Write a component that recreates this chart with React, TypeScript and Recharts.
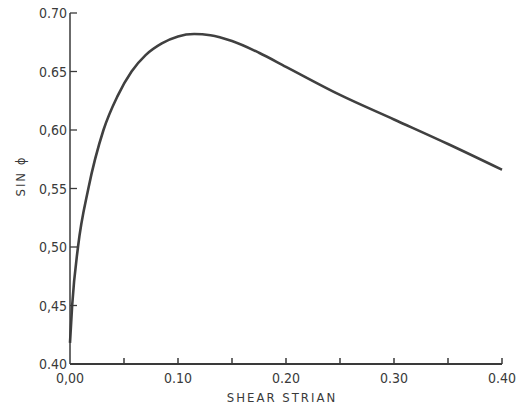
import { LineChart, Line, XAxis, YAxis, Label } from 'recharts'

const strain = [0, 0.002, 0.0074, 0.017, 0.031, 0.044, 0.057, 0.07, 0.085, 0.1, 0.115, 0.13, 0.15, 0.175, 0.2, 0.25, 0.3, 0.35, 0.4]
const sinPhi = [0.418, 0.45, 0.5, 0.55, 0.6, 0.629, 0.65, 0.664, 0.674, 0.68, 0.682, 0.681, 0.676, 0.666, 0.654, 0.63, 0.609, 0.588, 0.566]

const xTicks = [0, 0.05, 0.1, 0.15, 0.2, 0.25, 0.3, 0.35, 0.4]
const xTickLabels = ['0,00', '', '0.10', '', '0.20', '', '0.30', '', '0.40']
const yTicks = [0.4, 0.45, 0.5, 0.55, 0.6, 0.65, 0.7]
const yTickLabels = ['0.40', '0,45', '0,50', '0,55', '0,60', '0.65', '0.70']

const data = strain.map((s, i) => ({ strain: s, sin: sinPhi[i] }))

const ink = '#3a3a3a'
const font = '"DejaVu Sans Condensed", "DejaVu Sans", sans-serif'

function XTick(props: any) {
  const { x, y, payload } = props
  const i = xTicks.indexOf(payload.value)
  const label = i >= 0 ? xTickLabels[i] : ''
  return (
    <g>
      {payload.value > 0 && <line x1={x} y1={y} x2={x} y2={y - 6} stroke={ink} strokeWidth={1.5} />}
      {label && (
        <text x={x} y={y + 19} textAnchor="middle" fill={ink} fontSize={14} fontFamily={font}>
          {label}
        </text>
      )}
    </g>
  )
}

function YTick(props: any) {
  const { x, y, payload } = props
  const i = yTicks.indexOf(payload.value)
  const label = i >= 0 ? yTickLabels[i] : ''
  return (
    <g>
      {payload.value > 0.4 && <line x1={x} y1={y} x2={x + 7} y2={y} stroke={ink} strokeWidth={1.3} />}
      <text x={x - 3} y={y + 5} textAnchor="end" fill={ink} fontSize={14} fontFamily={font}>
        {label}
      </text>
    </g>
  )
}

export default function App() {
  return (
    <div style={{ position: 'absolute', left: 0, top: 0, width: 523, height: 405, background: '#fff' }}>
      <LineChart width={523} height={405} data={data} margin={{ top: 13, right: 21, bottom: 11, left: 0 }}>
        <XAxis
          dataKey="strain"
          type="number"
          domain={[0, 0.4]}
          ticks={xTicks}
          tick={<XTick />}
          tickSize={0}
          tickMargin={0}
          height={30}
          axisLine={{ stroke: ink, strokeWidth: 2 }}
          tickLine={false}
          interval={0}
        >
          <Label
            value="SHEAR STRIAN"
            position="insideBottom"
            offset={-8}
            dx={-4}
            fill={ink}
            fontSize={13}
            fontFamily={font}
            style={{ letterSpacing: '2px' }}
          />
        </XAxis>
        <YAxis
          type="number"
          domain={[0.4, 0.7]}
          ticks={yTicks}
          tick={<YTick />}
          tickSize={0}
          tickMargin={0}
          width={70}
          axisLine={{ stroke: ink, strokeWidth: 1.5 }}
          tickLine={false}
          interval={0}
        >
          <Label
            value="SIN ϕ"
            angle={-90}
            position="insideLeft"
            offset={20}
            dy={8}
            fill={ink}
            fontSize={13}
            fontFamily={font}
            style={{ letterSpacing: '2px' }}
          />
        </YAxis>
        <Line
          type="monotone"
          dataKey="sin"
          stroke="#404040"
          strokeWidth={2.6}
          dot={false}
          isAnimationActive={false}
        />
      </LineChart>
    </div>
  )
}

— THE EXERCISE —
Restate the listing above word for word, and skip the pictures.

— FINISHED TASK —
Write a component that recreates this chart with React, TypeScript and Recharts.
import { LineChart, Line, XAxis, YAxis, Label } from 'recharts'

const strain = [0, 0.002, 0.0074, 0.017, 0.031, 0.044, 0.057, 0.07, 0.085, 0.1, 0.115, 0.13, 0.15, 0.175, 0.2, 0.25, 0.3, 0.35, 0.4]
const sinPhi = [0.418, 0.45, 0.5, 0.55, 0.6, 0.629, 0.65, 0.664, 0.674, 0.68, 0.682, 0.681, 0.676, 0.666, 0.654, 0.63, 0.609, 0.588, 0.566]

const xTicks = [0, 0.05, 0.1, 0.15, 0.2, 0.25, 0.3, 0.35, 0.4]
const xTickLabels = ['0,00', '', '0.10', '', '0.20', '', '0.30', '', '0.40']
const yTicks = [0.4, 0.45, 0.5, 0.55, 0.6, 0.65, 0.7]
const yTickLabels = ['0.40', '0,45', '0,50', '0,55', '0,60', '0.65', '0.70']

const data = strain.map((s, i) => ({ strain: s, sin: sinPhi[i] }))

const ink = '#3a3a3a'
const font = '"DejaVu Sans Condensed", "DejaVu Sans", sans-serif'

function XTick(props: any) {
  const { x, y, payload } = props
  const i = xTicks.indexOf(payload.value)
  const label = i >= 0 ? xTickLabels[i] : ''
  return (
    <g>
      {payload.value > 0 && <line x1={x} y1={y} x2={x} y2={y - 6} stroke={ink} strokeWidth={1.5} />}
      {label && (
        <text x={x} y={y + 19} textAnchor="middle" fill={ink} fontSize={14} fontFamily={font}>
          {label}
        </text>
      )}
    </g>
  )
}

function YTick(props: any) {
  const { x, y, payload } = props
  const i = yTicks.indexOf(payload.value)
  const label = i >= 0 ? yTickLabels[i] : ''
  return (
    <g>
      {payload.value > 0.4 && <line x1={x} y1={y} x2={x + 7} y2={y} stroke={ink} strokeWidth={1.3} />}
      <text x={x - 3} y={y + 5} textAnchor="end" fill={ink} fontSize={14} fontFamily={font}>
        {label}
      </text>
    </g>
  )
}

export default function App() {
  return (
    <div style={{ position: 'absolute', left: 0, top: 0, width: 523, height: 405, background: '#fff' }}>
      <LineChart width={523} height={405} data={data} margin={{ top: 13, right: 21, bottom: 11, left: 0 }}>
        <XAxis
          dataKey="strain"
          type="number"
          domain={[0, 0.4]}
          ticks={xTicks}
          tick={<XTick />}
          tickSize={0}
          tickMargin={0}
          height={30}
          axisLine={{ stroke: ink, strokeWidth: 2 }}
          tickLine={false}
          interval={0}
        >
          <Label
            value="SHEAR STRIAN"
            position="insideBottom"
            offset={-8}
            dx={-4}
            fill={ink}
            fontSize={13}
            fontFamily={font}
            style={{ letterSpacing: '2px' }}
          />
        </XAxis>
        <YAxis
          type="number"
          domain={[0.4, 0.7]}
          ticks={yTicks}
          tick={<YTick />}
          tickSize={0}
          tickMargin={0}
          width={70}
          axisLine={{ stroke: ink, strokeWidth: 1.5 }}
          tickLine={false}
          interval={0}
        >
          <Label
            value="SIN ϕ"
            angle={-90}
            position="insideLeft"
            offset={20}
            dy={8}
            fill={ink}
            fontSize={13}
            fontFamily={font}
            style={{ letterSpacing: '2px' }}
          />
        </YAxis>
        <Line
          type="monotone"
          dataKey="sin"
          stroke="#404040"
          strokeWidth={2.6}
          dot={false}
          isAnimationActive={false}
        />
      </LineChart>
    </div>
  )
}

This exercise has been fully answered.